Today’s Highlight in History:
On March 20, 1854, the Republican Party of the United States was founded by slavery opponents at a schoolhouse in Ripon (RIH’-puhn), Wisconsin.
On this date:
In 1413, England’s King Henry IV died; he was succeeded by Henry V.
In 1760, a 10-hour fire erupted in Boston, destroying 349 buildings and burning 10 ships, but claiming no lives.
In 1815, Napoleon Bonaparte returned to Paris after escaping his exile on Elba, beginning his “Hundred Days” rule.
In 1899, Martha M. Place of Brooklyn, New York, became the first woman to be executed in the electric chair as she was put to death at Sing Sing for the murder of her stepdaughter.
In 1933, the state of Florida electrocuted Giuseppe Zangara for shooting to death Chicago Mayor Anton J. Cermak at a Miami event attended by President-elect Franklin D. Roosevelt, the presumed target, the previous February.

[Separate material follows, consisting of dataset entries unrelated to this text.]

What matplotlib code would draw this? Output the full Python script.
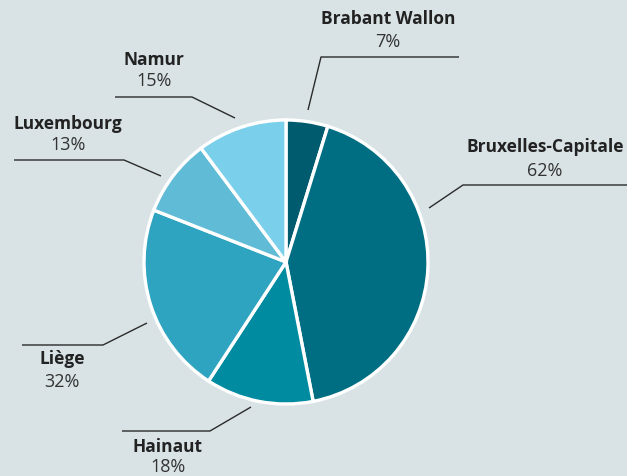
import matplotlib
matplotlib.use("Agg")
import matplotlib.pyplot as plt

regions = ["Brabant Wallon", "Bruxelles-Capitale", "Hainaut", "Liège", "Luxembourg", "Namur"]
values = [7, 62, 18, 32, 13, 15]
pct_labels = ["7%", "62%", "18%", "32%", "13%", "15%"]
colors = ["#005b6e", "#006e82", "#008ba0", "#2fa4c0", "#60bbd6", "#7ad0eb"]

# layout (pixel coords, y from top)
W, H = 627, 476
center = (286, 262)
radius = 142
# leader: start (near pie), elbow, end of horizontal
leaders = [
    [(308, 110), (321, 57), (459, 57)],
    [(429, 208), (463, 185), (627, 185)],
    [(251, 407), (210, 431), (122, 431)],
    [(147, 323), (103, 345), (22, 345)],
    [(161, 176), (124, 160), (14, 160)],
    [(235, 118), (192, 97), (115, 97)],
]
text_pos = [(388, 19, 42), (545, 147, 171), (168, 447, 467), (62, 359, 382), (68, 124, 145), (154, 60, 81)]

bg = "#d9e3e5"
fig = plt.figure(figsize=(W / 100, H / 100), dpi=100, facecolor=bg)
ax = fig.add_axes([0, 0, 1, 1])
ax.set_facecolor(bg)
ax.set_xlim(0, W)
ax.set_ylim(0, H)
ax.set_aspect("equal")
ax.axis("off")

ax.pie(values, colors=colors, startangle=90, counterclock=False,
       center=(center[0], H - center[1]), radius=radius,
       wedgeprops=dict(edgecolor="white", linewidth=2.4), frame=False)
ax.set_xlim(0, W)
ax.set_ylim(0, H)

for pts in leaders:
    xs = [p[0] for p in pts]
    ys = [H - p[1] for p in pts]
    ax.plot(xs, ys, color="#2b2b2b", linewidth=1.0, solid_capstyle="butt")

for name, pct, (x, y1, y2) in zip(regions, pct_labels, text_pos):
    ax.text(x, H - y1, name, ha="center", va="center", fontsize=12.5,
            fontweight="bold", family="Open Sans", color="#222222")
    ax.text(x, H - y2, pct, ha="center", va="center", fontsize=13,
            family="Open Sans", color="#333333")

fig.savefig("out.png", dpi=100, facecolor=bg)
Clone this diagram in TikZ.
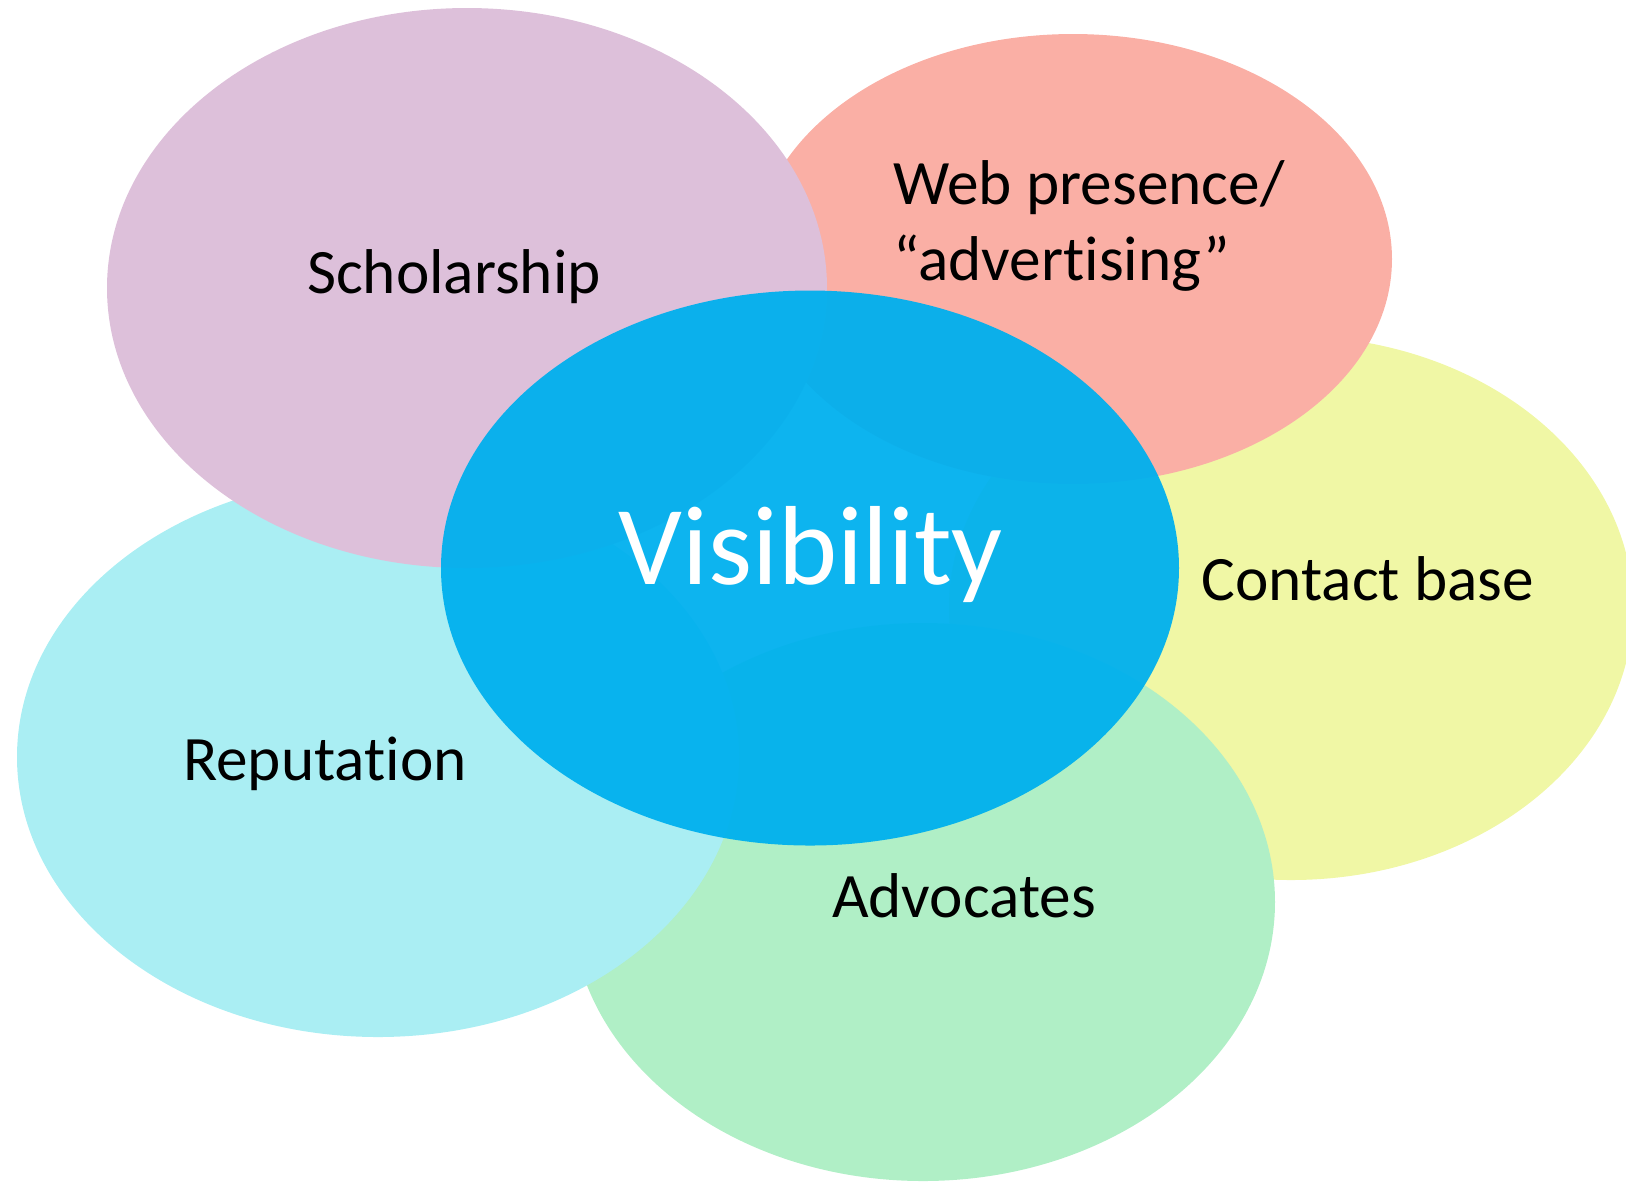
\documentclass[tikz,border=0pt]{standalone}
\usepackage{fontspec}
\setmainfont{Carlito}[RawFeature={-liga;-clig;-calt;-dlig}]
\usetikzlibrary{positioning}
\usetikzlibrary{shapes.geometric}

\definecolor{scholarPink}{RGB}{221,192,218}
\definecolor{webSalmon}{RGB}{250,175,165}
\definecolor{contactYellow}{RGB}{240,247,165}
\definecolor{reputCyan}{RGB}{170,238,243}
\definecolor{advocGreen}{RGB}{176,239,198}
\definecolor{visBlue}{RGB}{0,176,238}

\begin{document}
\begin{tikzpicture}[
    x=0.1mm, y=-0.1mm,
    every node/.style={font=\fontsize{18}{21.6}\selectfont},
    blob/.style={ellipse, inner sep=0pt, draw=none},
    lbl/.style={anchor=base, text=black, align=left}
]
\useasboundingbox (0,0) rectangle (1626,1181);

% Ellipses
\node[blob, fill=contactYellow, minimum width=6.84cm, minimum height=5.44cm] (contact) at (1291,608) {};
\node[blob, fill=webSalmon, minimum width=6.38cm, minimum height=4.50cm] (web) at (1073,259) {};
\node[blob, fill=advocGreen, minimum width=7.04cm, minimum height=5.58cm] (advoc) at (923,902) {};
\node[blob, fill=reputCyan, minimum width=7.22cm, minimum height=5.60cm] (reput) at (378,757) {};
\node[blob, fill=scholarPink, minimum width=7.20cm, minimum height=5.60cm] (scholar) at (467,288) {};
\node[blob, fill=visBlue, fill opacity=0.95, minimum width=7.38cm, minimum height=5.55cm] (vis) at (810,568) {};

% Labels
\node[lbl] (scholarText) at (454,293) {Scholarship};
\node[lbl, anchor=base west] (webText) at (881,280) {Web presence/\\``advertising''};
\node[lbl] (contactText) at (1368,600) {Contact base};
\node[lbl] (reputText) at (325,780) {Reputation};
\node[lbl] (advocText) at (964,917) {Advocates};
\node[lbl, text=white, font=\fontsize{32}{38}\selectfont] (visText) at (811,584) {Visibility};

\end{tikzpicture}
\end{document}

In 1942, U.S. Army Gen. Douglas MacArthur, having evacuated the Philippines at the order of President Franklin D. Roosevelt, told reporters in Terowie, Australia: “I came out of Bataan, and I shall return.”
In 1952, the U.S. Senate ratified, 66-10, a Security Treaty with Japan.
In 1976, kidnapped newspaper heiress Patricia Hearst was convicted of armed robbery for her part in a San Francisco bank holdup carried out by the Symbionese Liberation Army. (Hearst was sentenced to seven years in prison; she was released after serving 22 months, and was pardoned in 2001 by President Bill Clinton.)